## TASK REQUIREMENTS:
Omit the pictures and print exactly the lines of the listing below, starting at the first and ending at the line containing "const yTicks = [0, 4, 8, 12, 16];".

______________________________

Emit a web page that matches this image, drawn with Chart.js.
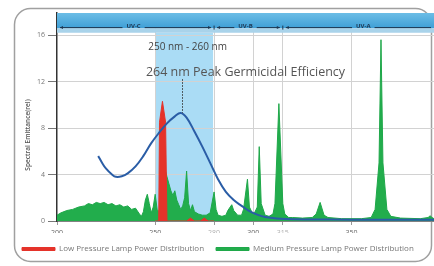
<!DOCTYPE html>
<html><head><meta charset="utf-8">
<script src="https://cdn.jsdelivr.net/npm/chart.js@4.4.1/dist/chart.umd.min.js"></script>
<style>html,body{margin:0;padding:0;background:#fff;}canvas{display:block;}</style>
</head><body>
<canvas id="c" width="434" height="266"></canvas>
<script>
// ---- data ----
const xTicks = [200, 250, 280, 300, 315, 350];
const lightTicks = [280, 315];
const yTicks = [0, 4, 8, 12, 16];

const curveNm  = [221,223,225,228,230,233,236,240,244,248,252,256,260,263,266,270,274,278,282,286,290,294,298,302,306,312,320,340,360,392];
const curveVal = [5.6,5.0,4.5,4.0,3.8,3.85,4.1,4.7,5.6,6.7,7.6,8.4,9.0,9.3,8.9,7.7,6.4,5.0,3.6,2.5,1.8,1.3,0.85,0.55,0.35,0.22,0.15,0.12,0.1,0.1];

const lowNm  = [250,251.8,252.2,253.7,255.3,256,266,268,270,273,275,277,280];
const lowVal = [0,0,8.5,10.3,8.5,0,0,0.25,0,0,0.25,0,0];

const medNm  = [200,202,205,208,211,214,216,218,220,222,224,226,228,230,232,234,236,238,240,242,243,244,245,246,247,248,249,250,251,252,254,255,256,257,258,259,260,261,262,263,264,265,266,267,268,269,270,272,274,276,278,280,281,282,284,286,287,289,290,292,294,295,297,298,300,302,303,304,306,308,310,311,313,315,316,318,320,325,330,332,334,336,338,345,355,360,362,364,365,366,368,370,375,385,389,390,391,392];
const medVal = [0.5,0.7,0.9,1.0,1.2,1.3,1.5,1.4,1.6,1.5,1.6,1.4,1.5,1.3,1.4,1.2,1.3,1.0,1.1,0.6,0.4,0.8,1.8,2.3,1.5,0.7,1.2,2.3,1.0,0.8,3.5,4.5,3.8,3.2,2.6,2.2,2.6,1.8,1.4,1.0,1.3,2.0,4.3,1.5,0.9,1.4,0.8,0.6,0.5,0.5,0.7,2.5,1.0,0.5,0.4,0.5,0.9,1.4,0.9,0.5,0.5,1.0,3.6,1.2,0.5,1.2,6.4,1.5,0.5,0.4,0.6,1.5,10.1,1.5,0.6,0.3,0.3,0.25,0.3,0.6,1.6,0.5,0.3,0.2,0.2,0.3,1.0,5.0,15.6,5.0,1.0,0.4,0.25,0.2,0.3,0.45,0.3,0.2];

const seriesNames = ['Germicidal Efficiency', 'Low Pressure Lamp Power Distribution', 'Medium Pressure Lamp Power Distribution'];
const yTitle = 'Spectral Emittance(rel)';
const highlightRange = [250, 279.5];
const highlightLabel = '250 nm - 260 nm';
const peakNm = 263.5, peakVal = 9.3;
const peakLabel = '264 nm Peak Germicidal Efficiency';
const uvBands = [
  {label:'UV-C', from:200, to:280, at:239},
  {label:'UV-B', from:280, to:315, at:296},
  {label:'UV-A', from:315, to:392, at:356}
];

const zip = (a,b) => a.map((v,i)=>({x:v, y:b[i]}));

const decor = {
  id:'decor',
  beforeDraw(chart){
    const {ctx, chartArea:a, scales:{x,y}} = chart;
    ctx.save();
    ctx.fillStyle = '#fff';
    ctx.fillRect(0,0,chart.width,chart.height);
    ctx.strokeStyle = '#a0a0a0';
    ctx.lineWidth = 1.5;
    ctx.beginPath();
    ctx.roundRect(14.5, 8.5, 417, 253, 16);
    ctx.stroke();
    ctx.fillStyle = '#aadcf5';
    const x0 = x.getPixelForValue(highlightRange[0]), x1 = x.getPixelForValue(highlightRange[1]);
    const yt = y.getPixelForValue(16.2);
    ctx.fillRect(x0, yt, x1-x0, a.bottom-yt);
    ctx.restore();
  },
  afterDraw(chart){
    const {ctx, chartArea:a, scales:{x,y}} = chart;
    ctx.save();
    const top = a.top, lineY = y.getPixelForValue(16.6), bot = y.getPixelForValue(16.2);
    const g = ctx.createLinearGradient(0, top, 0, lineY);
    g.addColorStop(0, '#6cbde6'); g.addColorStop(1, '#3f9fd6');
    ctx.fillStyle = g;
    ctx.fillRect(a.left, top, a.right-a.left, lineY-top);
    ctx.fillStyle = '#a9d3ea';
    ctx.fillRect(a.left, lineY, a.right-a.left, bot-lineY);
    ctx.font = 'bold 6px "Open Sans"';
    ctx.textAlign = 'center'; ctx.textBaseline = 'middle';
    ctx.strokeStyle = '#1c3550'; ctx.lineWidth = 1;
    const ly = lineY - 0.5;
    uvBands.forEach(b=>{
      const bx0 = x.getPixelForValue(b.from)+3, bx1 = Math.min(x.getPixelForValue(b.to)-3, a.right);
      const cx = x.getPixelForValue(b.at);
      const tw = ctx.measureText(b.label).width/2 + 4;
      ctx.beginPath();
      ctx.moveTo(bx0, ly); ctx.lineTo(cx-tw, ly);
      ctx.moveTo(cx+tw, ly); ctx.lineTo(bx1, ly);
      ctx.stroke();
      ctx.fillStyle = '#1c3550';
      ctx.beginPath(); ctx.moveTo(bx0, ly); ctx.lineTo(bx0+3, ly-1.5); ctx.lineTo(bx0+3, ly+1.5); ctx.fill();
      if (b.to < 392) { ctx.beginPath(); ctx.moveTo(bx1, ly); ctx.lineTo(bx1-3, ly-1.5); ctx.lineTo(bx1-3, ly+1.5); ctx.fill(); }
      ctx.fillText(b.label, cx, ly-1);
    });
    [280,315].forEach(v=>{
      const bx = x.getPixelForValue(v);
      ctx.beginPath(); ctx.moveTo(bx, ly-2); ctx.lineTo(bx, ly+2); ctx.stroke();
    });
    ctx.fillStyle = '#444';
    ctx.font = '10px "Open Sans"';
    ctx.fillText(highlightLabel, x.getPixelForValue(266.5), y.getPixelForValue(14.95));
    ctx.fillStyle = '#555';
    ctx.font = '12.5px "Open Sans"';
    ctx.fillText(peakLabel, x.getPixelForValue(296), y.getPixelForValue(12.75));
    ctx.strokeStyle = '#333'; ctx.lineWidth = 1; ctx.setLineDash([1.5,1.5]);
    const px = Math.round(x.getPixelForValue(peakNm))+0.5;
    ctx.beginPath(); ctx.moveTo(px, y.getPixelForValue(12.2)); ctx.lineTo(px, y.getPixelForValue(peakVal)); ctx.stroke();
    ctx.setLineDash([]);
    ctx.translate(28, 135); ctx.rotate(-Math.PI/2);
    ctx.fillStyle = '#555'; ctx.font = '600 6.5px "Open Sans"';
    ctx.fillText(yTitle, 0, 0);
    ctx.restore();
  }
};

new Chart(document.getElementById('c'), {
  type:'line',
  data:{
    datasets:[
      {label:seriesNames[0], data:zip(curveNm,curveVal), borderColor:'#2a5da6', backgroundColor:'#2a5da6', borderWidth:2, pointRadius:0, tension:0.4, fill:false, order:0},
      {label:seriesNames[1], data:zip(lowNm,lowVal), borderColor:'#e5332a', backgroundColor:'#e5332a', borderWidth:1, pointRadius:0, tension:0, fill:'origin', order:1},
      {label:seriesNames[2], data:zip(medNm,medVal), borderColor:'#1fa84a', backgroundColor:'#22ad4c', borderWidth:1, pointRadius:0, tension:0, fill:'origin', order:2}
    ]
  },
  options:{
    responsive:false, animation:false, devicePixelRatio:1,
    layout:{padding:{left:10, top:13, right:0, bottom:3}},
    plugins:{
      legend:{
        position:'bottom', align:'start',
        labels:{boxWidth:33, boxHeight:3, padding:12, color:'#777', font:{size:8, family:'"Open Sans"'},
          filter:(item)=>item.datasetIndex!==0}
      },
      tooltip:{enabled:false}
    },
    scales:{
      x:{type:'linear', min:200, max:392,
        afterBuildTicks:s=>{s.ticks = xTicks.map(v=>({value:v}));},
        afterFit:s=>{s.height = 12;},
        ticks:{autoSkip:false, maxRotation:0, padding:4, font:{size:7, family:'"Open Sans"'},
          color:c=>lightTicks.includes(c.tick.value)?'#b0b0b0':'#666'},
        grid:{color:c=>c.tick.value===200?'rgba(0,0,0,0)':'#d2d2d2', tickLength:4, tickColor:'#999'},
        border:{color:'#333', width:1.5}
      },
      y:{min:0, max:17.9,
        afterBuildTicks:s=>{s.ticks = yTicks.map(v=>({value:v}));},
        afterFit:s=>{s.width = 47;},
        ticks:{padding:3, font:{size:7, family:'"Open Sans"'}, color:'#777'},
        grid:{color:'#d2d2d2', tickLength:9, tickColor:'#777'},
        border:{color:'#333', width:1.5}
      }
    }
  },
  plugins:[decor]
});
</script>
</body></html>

______________________________

## EXERCISE ANSWER:
Emit a web page that matches this image, drawn with Chart.js.
<!DOCTYPE html>
<html><head><meta charset="utf-8">
<script src="https://cdn.jsdelivr.net/npm/chart.js@4.4.1/dist/chart.umd.min.js"></script>
<style>html,body{margin:0;padding:0;background:#fff;}canvas{display:block;}</style>
</head><body>
<canvas id="c" width="434" height="266"></canvas>
<script>
// ---- data ----
const xTicks = [200, 250, 280, 300, 315, 350];
const lightTicks = [280, 315];
const yTicks = [0, 4, 8, 12, 16];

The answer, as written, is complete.